=== Problem to work on ===
Reproduce exactly the lines below, from the first through the one containing "const auguXTicks = [0, 5, 10, 15, 20, 25];", and nothing more.

=== Dataset section ===
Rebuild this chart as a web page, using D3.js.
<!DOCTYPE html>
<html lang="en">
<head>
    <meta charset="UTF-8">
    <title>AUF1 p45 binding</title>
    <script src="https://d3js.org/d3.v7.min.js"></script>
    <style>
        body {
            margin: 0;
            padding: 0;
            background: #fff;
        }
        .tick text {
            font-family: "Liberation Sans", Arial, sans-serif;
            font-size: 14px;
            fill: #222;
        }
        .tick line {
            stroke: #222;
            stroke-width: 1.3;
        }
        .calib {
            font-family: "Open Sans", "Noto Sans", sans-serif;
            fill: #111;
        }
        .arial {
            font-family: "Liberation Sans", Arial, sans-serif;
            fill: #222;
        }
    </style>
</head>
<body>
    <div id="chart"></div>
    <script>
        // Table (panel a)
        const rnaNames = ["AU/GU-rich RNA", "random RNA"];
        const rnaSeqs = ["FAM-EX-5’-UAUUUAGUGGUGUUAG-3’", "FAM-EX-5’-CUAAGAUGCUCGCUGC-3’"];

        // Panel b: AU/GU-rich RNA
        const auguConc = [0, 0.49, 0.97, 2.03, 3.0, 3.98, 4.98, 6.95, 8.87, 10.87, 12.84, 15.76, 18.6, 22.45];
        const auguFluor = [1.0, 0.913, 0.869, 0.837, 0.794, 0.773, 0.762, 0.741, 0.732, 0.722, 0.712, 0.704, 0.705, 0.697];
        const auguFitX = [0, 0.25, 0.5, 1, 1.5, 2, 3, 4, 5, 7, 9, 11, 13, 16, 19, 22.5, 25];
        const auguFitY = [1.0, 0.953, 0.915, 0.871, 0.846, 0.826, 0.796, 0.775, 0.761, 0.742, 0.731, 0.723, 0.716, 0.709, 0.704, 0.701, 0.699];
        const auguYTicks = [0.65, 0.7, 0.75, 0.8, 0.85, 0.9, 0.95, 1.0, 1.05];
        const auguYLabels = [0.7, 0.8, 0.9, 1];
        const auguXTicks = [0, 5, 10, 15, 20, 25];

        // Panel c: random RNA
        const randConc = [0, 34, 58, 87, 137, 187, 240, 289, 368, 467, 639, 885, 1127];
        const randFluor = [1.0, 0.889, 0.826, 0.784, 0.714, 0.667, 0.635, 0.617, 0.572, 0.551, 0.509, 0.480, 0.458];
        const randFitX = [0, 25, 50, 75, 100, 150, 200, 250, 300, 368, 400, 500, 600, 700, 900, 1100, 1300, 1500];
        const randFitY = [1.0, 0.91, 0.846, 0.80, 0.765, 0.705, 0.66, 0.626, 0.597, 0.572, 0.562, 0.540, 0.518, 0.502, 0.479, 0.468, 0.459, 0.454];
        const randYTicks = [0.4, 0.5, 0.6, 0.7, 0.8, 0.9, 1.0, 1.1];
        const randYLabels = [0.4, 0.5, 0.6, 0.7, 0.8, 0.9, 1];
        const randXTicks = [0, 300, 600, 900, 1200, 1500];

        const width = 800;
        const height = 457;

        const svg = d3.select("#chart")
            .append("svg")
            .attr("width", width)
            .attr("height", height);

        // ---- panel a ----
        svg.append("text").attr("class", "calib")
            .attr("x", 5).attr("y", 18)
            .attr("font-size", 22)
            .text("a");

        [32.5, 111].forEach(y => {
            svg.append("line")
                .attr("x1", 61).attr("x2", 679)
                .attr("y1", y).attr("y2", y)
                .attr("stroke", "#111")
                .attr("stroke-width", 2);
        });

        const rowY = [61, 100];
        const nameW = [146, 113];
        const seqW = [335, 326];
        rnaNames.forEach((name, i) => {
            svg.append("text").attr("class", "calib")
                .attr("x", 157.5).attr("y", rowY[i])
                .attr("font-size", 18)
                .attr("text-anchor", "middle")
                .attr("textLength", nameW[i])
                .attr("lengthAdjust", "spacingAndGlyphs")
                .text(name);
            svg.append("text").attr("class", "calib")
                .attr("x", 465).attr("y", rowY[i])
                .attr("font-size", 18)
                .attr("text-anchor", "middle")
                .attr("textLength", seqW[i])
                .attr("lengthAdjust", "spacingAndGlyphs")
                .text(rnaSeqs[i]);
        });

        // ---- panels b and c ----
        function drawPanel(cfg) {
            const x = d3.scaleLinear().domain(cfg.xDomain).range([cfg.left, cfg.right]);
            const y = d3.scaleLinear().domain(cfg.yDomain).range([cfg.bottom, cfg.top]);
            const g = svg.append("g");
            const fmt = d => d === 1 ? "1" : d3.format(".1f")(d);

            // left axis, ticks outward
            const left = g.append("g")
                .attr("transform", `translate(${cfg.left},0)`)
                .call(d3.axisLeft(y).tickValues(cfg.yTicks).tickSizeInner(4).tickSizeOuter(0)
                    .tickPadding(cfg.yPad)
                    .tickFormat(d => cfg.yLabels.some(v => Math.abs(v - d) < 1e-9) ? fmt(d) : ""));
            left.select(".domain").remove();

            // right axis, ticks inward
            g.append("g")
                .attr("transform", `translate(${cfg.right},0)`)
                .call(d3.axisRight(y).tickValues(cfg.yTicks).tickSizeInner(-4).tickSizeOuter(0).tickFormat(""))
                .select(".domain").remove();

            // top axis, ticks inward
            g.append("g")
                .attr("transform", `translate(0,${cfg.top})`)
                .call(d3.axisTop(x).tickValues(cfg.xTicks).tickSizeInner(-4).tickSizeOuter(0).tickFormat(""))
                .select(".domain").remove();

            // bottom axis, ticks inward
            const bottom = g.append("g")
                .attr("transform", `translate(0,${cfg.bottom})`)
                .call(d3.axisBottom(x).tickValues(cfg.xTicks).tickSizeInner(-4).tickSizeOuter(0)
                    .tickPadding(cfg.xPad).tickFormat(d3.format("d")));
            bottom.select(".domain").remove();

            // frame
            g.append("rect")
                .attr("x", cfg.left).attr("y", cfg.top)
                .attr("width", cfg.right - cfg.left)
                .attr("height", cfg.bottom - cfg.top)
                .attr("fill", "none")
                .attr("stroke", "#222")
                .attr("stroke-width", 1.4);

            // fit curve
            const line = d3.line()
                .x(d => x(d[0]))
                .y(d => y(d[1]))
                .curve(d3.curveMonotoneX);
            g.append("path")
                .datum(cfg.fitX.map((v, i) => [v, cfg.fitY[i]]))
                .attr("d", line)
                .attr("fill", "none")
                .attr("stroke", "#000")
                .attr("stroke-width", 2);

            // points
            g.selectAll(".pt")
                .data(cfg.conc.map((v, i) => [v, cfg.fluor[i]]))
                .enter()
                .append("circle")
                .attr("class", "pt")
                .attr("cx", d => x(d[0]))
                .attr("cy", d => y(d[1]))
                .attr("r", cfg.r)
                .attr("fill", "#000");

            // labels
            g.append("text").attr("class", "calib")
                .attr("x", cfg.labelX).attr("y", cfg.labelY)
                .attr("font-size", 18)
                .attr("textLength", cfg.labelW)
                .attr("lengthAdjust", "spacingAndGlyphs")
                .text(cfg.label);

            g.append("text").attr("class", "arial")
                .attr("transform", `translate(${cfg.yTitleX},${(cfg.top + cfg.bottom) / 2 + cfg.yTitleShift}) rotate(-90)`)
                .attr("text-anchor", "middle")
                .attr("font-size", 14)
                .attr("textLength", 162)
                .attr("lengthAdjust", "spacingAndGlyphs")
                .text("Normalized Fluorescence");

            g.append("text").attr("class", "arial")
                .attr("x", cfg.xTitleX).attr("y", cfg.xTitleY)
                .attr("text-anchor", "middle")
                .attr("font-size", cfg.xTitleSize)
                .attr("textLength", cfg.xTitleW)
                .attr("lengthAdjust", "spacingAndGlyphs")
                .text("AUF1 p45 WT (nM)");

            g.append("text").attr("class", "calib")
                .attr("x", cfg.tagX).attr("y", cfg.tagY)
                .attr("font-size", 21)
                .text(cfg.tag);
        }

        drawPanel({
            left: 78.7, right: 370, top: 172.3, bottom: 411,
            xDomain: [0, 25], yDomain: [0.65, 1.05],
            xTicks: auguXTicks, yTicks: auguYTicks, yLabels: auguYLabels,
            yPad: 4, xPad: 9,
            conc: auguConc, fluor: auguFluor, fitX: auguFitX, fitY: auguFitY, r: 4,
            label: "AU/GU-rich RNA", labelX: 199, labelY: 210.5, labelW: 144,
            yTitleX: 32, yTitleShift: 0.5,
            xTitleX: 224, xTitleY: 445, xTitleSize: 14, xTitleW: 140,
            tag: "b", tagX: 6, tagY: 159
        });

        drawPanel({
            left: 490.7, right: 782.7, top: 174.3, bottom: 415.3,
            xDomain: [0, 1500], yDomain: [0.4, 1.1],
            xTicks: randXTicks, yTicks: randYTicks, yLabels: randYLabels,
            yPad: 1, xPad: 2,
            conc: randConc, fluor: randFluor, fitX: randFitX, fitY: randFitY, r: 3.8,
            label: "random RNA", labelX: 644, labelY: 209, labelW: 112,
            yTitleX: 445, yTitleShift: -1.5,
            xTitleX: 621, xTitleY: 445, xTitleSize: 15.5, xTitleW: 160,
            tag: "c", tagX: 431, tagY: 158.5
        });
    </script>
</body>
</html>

=== Complete output ===
Rebuild this chart as a web page, using D3.js.
<!DOCTYPE html>
<html lang="en">
<head>
    <meta charset="UTF-8">
    <title>AUF1 p45 binding</title>
    <script src="https://d3js.org/d3.v7.min.js"></script>
    <style>
        body {
            margin: 0;
            padding: 0;
            background: #fff;
        }
        .tick text {
            font-family: "Liberation Sans", Arial, sans-serif;
            font-size: 14px;
            fill: #222;
        }
        .tick line {
            stroke: #222;
            stroke-width: 1.3;
        }
        .calib {
            font-family: "Open Sans", "Noto Sans", sans-serif;
            fill: #111;
        }
        .arial {
            font-family: "Liberation Sans", Arial, sans-serif;
            fill: #222;
        }
    </style>
</head>
<body>
    <div id="chart"></div>
    <script>
        // Table (panel a)
        const rnaNames = ["AU/GU-rich RNA", "random RNA"];
        const rnaSeqs = ["FAM-EX-5’-UAUUUAGUGGUGUUAG-3’", "FAM-EX-5’-CUAAGAUGCUCGCUGC-3’"];

        // Panel b: AU/GU-rich RNA
        const auguConc = [0, 0.49, 0.97, 2.03, 3.0, 3.98, 4.98, 6.95, 8.87, 10.87, 12.84, 15.76, 18.6, 22.45];
        const auguFluor = [1.0, 0.913, 0.869, 0.837, 0.794, 0.773, 0.762, 0.741, 0.732, 0.722, 0.712, 0.704, 0.705, 0.697];
        const auguFitX = [0, 0.25, 0.5, 1, 1.5, 2, 3, 4, 5, 7, 9, 11, 13, 16, 19, 22.5, 25];
        const auguFitY = [1.0, 0.953, 0.915, 0.871, 0.846, 0.826, 0.796, 0.775, 0.761, 0.742, 0.731, 0.723, 0.716, 0.709, 0.704, 0.701, 0.699];
        const auguYTicks = [0.65, 0.7, 0.75, 0.8, 0.85, 0.9, 0.95, 1.0, 1.05];
        const auguYLabels = [0.7, 0.8, 0.9, 1];
        const auguXTicks = [0, 5, 10, 15, 20, 25];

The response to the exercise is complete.